▶ **WRITTEN INSTRUCTION**:
Both ends included, set down the lines from the line containing "Write the TikZ code for this diagram." through the last line of the records below, without pictures.

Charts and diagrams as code
------------------------
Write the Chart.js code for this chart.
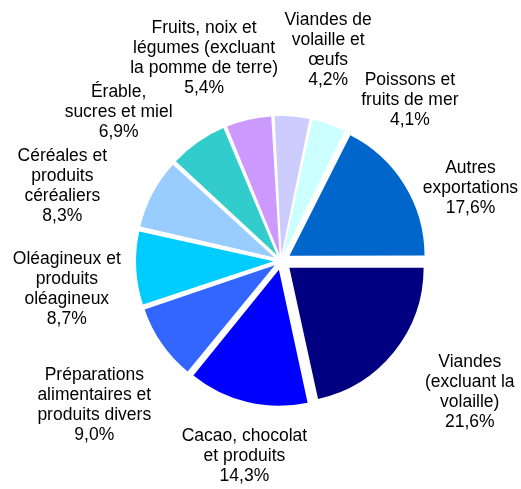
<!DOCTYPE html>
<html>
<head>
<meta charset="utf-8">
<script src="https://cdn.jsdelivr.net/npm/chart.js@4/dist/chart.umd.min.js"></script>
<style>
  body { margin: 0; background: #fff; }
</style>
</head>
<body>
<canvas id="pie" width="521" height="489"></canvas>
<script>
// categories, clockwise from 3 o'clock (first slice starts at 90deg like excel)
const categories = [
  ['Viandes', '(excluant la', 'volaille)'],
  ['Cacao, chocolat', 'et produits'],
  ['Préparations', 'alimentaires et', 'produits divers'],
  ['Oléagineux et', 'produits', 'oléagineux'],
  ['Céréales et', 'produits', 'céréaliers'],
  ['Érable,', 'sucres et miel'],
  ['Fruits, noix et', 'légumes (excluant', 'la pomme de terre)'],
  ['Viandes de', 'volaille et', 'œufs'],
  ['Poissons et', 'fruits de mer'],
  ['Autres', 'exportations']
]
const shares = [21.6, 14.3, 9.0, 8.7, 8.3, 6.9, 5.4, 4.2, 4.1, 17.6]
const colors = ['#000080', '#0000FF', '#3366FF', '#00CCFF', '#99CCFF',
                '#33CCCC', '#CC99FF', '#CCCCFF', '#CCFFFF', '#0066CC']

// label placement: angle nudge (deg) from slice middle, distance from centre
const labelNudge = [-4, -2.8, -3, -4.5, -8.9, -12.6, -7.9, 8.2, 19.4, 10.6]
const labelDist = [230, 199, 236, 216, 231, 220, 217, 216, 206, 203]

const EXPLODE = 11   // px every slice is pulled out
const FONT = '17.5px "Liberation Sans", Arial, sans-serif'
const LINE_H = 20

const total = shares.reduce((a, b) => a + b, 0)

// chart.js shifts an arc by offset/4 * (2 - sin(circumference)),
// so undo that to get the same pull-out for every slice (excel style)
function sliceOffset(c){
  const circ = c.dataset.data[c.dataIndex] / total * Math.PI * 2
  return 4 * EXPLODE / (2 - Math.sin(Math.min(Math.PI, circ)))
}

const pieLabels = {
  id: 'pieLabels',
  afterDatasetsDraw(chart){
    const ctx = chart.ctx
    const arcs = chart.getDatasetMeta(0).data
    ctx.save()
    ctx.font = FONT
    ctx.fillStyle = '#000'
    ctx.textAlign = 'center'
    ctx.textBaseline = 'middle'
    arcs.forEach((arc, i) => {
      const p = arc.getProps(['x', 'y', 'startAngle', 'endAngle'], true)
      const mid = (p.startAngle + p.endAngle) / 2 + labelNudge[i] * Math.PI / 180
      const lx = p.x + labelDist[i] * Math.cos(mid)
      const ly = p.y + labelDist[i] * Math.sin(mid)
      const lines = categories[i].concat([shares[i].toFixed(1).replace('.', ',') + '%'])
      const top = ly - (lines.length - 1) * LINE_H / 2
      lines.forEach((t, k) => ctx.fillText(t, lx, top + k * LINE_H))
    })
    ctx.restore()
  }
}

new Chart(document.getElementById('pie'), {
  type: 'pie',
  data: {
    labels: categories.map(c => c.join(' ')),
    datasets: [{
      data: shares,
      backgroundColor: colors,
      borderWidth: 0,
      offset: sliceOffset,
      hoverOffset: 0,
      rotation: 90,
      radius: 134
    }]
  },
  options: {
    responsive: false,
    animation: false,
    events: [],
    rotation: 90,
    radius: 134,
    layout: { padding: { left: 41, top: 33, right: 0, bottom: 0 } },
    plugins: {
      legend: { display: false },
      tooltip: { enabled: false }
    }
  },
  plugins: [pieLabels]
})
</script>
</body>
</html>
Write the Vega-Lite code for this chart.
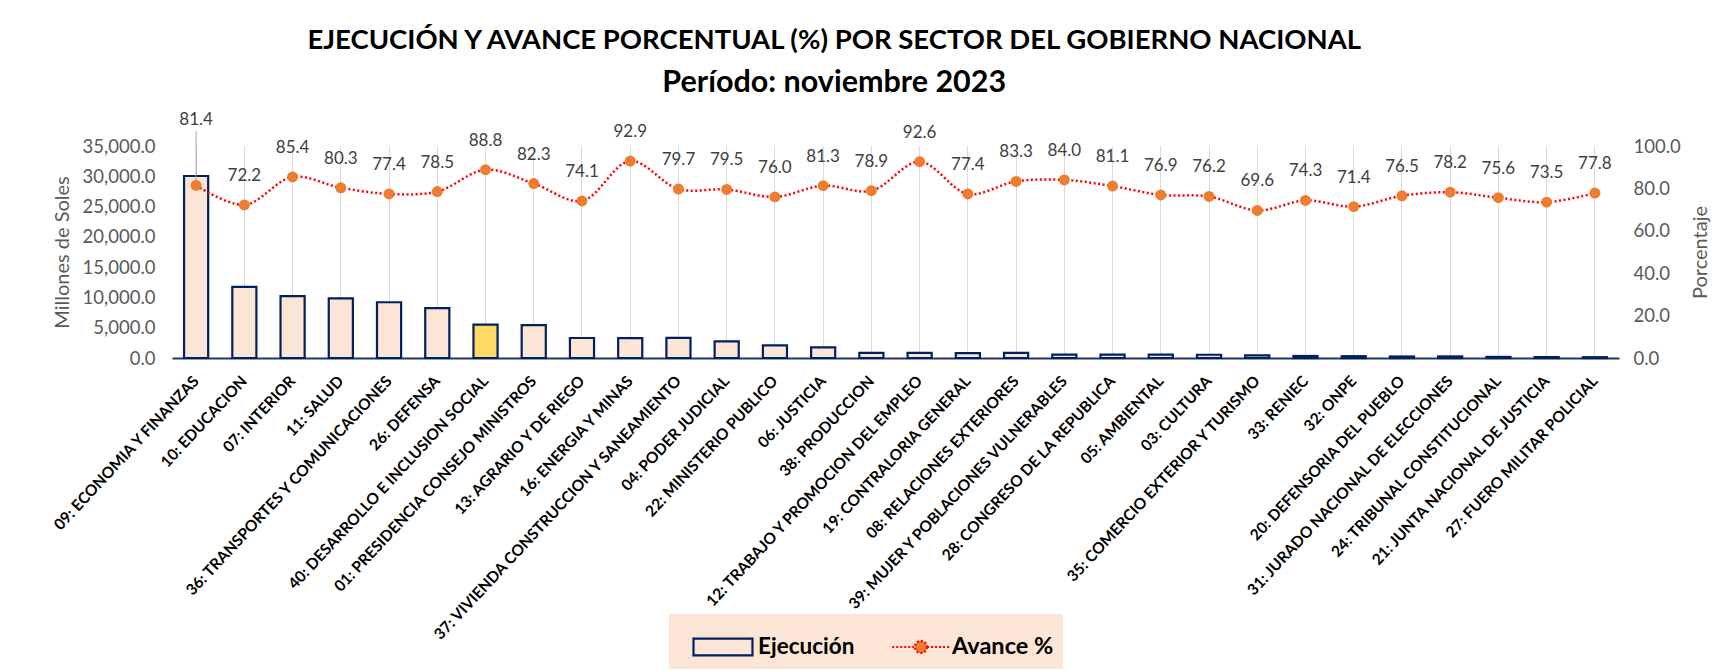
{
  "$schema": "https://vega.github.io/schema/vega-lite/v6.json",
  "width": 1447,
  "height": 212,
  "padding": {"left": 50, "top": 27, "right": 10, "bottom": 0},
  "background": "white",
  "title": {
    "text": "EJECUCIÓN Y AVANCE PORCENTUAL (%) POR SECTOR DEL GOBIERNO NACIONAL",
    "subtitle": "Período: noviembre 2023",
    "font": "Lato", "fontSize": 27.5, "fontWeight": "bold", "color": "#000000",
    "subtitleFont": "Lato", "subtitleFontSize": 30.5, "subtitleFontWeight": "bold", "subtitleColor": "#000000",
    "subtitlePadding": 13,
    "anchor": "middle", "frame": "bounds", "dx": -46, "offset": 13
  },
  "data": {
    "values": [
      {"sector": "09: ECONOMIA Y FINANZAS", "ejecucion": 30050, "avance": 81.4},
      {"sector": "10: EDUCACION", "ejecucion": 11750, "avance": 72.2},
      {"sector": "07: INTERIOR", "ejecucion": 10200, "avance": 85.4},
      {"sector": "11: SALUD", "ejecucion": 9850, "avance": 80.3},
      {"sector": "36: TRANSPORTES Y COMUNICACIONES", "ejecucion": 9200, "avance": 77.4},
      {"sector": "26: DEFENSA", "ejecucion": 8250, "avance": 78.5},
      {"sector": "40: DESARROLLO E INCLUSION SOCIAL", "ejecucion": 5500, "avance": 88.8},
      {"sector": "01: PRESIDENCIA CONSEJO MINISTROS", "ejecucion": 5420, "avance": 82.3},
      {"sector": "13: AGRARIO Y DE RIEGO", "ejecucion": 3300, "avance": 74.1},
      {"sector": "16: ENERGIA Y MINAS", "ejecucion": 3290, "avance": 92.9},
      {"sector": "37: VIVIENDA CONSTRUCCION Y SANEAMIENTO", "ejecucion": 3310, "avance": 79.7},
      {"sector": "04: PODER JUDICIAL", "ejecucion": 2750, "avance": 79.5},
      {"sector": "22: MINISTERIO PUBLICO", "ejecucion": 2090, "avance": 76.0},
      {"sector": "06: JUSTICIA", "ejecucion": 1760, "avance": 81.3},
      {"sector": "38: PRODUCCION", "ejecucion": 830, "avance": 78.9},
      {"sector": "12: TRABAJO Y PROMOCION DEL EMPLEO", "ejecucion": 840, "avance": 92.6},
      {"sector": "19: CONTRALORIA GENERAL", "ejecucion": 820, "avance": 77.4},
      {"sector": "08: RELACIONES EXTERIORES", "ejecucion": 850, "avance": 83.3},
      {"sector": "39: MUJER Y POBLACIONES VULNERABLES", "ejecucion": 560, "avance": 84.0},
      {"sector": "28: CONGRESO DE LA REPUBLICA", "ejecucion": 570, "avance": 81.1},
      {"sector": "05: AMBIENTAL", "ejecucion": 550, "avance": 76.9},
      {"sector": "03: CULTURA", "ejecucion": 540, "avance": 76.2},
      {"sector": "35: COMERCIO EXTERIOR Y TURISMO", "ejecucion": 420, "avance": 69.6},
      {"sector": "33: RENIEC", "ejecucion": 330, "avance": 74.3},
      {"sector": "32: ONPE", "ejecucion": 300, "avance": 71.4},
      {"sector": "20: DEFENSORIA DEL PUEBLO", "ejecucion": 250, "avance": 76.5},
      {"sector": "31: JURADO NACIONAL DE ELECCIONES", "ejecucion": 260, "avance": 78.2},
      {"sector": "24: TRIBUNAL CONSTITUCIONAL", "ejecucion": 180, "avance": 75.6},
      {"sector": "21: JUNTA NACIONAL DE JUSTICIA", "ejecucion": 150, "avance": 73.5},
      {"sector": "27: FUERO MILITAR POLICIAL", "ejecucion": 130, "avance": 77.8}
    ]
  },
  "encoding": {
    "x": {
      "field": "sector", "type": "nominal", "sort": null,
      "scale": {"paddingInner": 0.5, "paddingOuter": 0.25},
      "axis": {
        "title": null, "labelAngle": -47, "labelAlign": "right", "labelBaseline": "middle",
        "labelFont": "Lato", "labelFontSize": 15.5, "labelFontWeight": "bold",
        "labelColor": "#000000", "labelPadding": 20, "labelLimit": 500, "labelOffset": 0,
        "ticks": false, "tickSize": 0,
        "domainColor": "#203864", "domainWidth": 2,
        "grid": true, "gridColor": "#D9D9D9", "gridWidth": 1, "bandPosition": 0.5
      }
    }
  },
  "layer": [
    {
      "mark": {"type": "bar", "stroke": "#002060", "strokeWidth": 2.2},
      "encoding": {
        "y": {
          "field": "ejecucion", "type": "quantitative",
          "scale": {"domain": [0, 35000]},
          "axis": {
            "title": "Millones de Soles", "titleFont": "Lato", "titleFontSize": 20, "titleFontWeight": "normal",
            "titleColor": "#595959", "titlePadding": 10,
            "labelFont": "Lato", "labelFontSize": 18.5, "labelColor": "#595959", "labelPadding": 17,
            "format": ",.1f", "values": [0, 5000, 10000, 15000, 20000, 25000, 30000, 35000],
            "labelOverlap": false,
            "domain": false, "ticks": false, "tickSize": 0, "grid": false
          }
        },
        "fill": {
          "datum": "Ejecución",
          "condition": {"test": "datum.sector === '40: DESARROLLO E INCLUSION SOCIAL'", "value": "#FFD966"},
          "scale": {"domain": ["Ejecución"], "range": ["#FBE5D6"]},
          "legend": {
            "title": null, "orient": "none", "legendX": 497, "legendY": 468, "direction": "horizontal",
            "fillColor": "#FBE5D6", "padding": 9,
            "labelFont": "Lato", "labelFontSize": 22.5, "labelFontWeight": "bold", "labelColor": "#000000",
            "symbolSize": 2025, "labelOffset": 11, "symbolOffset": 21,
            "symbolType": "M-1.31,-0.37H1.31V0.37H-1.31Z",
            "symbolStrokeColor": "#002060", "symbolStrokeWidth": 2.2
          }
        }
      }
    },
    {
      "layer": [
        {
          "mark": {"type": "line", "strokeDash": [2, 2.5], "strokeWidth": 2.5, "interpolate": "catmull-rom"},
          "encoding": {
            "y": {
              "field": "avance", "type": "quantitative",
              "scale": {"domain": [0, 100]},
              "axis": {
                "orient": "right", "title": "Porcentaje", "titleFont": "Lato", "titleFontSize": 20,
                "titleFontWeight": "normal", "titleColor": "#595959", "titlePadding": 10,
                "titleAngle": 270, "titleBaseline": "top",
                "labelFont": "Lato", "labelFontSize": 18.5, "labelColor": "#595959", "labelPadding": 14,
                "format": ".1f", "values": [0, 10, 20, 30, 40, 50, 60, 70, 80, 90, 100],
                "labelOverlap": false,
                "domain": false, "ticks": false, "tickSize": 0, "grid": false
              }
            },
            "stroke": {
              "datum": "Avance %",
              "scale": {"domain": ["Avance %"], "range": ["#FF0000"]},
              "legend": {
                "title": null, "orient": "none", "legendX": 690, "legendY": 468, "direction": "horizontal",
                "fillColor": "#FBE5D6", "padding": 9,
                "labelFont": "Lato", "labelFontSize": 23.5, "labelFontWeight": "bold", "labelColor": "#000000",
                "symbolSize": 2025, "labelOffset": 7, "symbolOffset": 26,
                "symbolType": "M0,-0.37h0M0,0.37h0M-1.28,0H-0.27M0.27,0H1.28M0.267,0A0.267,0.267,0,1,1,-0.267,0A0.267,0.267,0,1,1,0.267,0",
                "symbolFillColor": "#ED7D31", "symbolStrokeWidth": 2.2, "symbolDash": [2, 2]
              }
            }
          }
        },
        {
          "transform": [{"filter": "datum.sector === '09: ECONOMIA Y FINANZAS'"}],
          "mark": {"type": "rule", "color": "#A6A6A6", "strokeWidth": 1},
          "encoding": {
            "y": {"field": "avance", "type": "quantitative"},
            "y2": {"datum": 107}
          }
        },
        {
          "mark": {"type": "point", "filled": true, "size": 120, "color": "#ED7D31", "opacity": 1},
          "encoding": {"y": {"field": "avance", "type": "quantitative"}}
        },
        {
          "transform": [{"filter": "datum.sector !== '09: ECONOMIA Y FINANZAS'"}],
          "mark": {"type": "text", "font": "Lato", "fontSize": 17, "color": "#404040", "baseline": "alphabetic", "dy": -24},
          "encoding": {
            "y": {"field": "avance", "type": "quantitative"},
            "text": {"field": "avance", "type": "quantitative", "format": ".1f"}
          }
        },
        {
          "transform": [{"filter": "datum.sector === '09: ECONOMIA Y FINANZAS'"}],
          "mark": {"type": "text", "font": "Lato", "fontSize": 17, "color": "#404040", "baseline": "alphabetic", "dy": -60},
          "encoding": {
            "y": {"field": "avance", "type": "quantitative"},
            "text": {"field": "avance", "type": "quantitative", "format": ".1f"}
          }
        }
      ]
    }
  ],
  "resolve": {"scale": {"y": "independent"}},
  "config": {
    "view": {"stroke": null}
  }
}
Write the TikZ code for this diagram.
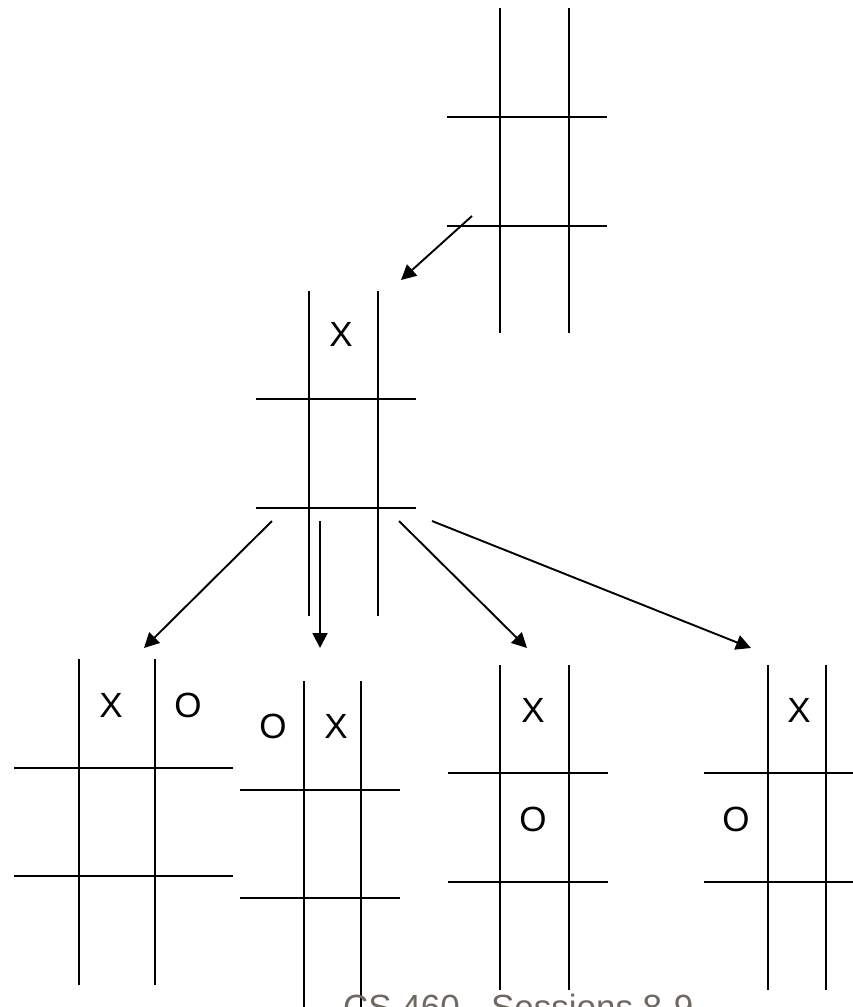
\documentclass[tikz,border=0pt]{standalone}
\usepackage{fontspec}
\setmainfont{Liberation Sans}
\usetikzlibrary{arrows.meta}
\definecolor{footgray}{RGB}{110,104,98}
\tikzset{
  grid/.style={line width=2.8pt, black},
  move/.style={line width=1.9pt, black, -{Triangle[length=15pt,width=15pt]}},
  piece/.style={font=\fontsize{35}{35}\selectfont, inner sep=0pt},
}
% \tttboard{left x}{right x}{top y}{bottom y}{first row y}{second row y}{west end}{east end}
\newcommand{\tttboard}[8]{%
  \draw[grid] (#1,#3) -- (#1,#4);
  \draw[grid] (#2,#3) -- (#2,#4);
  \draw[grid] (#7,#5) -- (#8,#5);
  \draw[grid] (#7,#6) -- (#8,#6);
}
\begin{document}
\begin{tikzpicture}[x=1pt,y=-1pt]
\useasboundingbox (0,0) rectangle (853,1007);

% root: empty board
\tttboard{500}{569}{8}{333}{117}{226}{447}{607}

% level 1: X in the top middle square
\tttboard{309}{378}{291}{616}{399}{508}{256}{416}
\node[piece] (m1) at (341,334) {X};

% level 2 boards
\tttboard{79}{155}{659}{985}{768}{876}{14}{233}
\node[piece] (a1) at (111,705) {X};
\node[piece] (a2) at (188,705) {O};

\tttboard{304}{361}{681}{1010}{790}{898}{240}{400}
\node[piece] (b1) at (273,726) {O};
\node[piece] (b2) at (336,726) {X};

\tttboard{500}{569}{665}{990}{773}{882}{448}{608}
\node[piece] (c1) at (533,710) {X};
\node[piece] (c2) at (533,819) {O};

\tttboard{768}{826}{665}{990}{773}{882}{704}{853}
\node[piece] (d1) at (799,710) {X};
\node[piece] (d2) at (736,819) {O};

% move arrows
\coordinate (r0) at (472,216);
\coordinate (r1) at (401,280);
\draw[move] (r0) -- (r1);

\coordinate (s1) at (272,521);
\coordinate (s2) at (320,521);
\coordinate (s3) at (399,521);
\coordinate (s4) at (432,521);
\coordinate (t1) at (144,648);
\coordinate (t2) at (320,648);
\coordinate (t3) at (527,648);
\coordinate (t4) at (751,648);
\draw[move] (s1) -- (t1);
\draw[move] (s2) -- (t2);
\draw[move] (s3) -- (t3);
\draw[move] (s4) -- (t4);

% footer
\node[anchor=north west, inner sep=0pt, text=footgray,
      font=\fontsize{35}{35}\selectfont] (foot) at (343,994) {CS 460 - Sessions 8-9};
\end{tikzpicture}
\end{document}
------------------------
▶ **EXERCISE SOLUTION**:
Write the TikZ code for this diagram.
\documentclass[tikz,border=0pt]{standalone}
\usepackage{fontspec}
\setmainfont{Liberation Sans}
\usetikzlibrary{arrows.meta}
\definecolor{footgray}{RGB}{110,104,98}
\tikzset{
  grid/.style={line width=2.8pt, black},
  move/.style={line width=1.9pt, black, -{Triangle[length=15pt,width=15pt]}},
  piece/.style={font=\fontsize{35}{35}\selectfont, inner sep=0pt},
}
% \tttboard{left x}{right x}{top y}{bottom y}{first row y}{second row y}{west end}{east end}
\newcommand{\tttboard}[8]{%
  \draw[grid] (#1,#3) -- (#1,#4);
  \draw[grid] (#2,#3) -- (#2,#4);
  \draw[grid] (#7,#5) -- (#8,#5);
  \draw[grid] (#7,#6) -- (#8,#6);
}
\begin{document}
\begin{tikzpicture}[x=1pt,y=-1pt]
\useasboundingbox (0,0) rectangle (853,1007);

% root: empty board
\tttboard{500}{569}{8}{333}{117}{226}{447}{607}

% level 1: X in the top middle square
\tttboard{309}{378}{291}{616}{399}{508}{256}{416}
\node[piece] (m1) at (341,334) {X};

% level 2 boards
\tttboard{79}{155}{659}{985}{768}{876}{14}{233}
\node[piece] (a1) at (111,705) {X};
\node[piece] (a2) at (188,705) {O};

\tttboard{304}{361}{681}{1010}{790}{898}{240}{400}
\node[piece] (b1) at (273,726) {O};
\node[piece] (b2) at (336,726) {X};

\tttboard{500}{569}{665}{990}{773}{882}{448}{608}
\node[piece] (c1) at (533,710) {X};
\node[piece] (c2) at (533,819) {O};

\tttboard{768}{826}{665}{990}{773}{882}{704}{853}
\node[piece] (d1) at (799,710) {X};
\node[piece] (d2) at (736,819) {O};

% move arrows
\coordinate (r0) at (472,216);
\coordinate (r1) at (401,280);
\draw[move] (r0) -- (r1);

\coordinate (s1) at (272,521);
\coordinate (s2) at (320,521);
\coordinate (s3) at (399,521);
\coordinate (s4) at (432,521);
\coordinate (t1) at (144,648);
\coordinate (t2) at (320,648);
\coordinate (t3) at (527,648);
\coordinate (t4) at (751,648);
\draw[move] (s1) -- (t1);
\draw[move] (s2) -- (t2);
\draw[move] (s3) -- (t3);
\draw[move] (s4) -- (t4);

% footer
\node[anchor=north west, inner sep=0pt, text=footgray,
      font=\fontsize{35}{35}\selectfont] (foot) at (343,994) {CS 460 - Sessions 8-9};
\end{tikzpicture}
\end{document}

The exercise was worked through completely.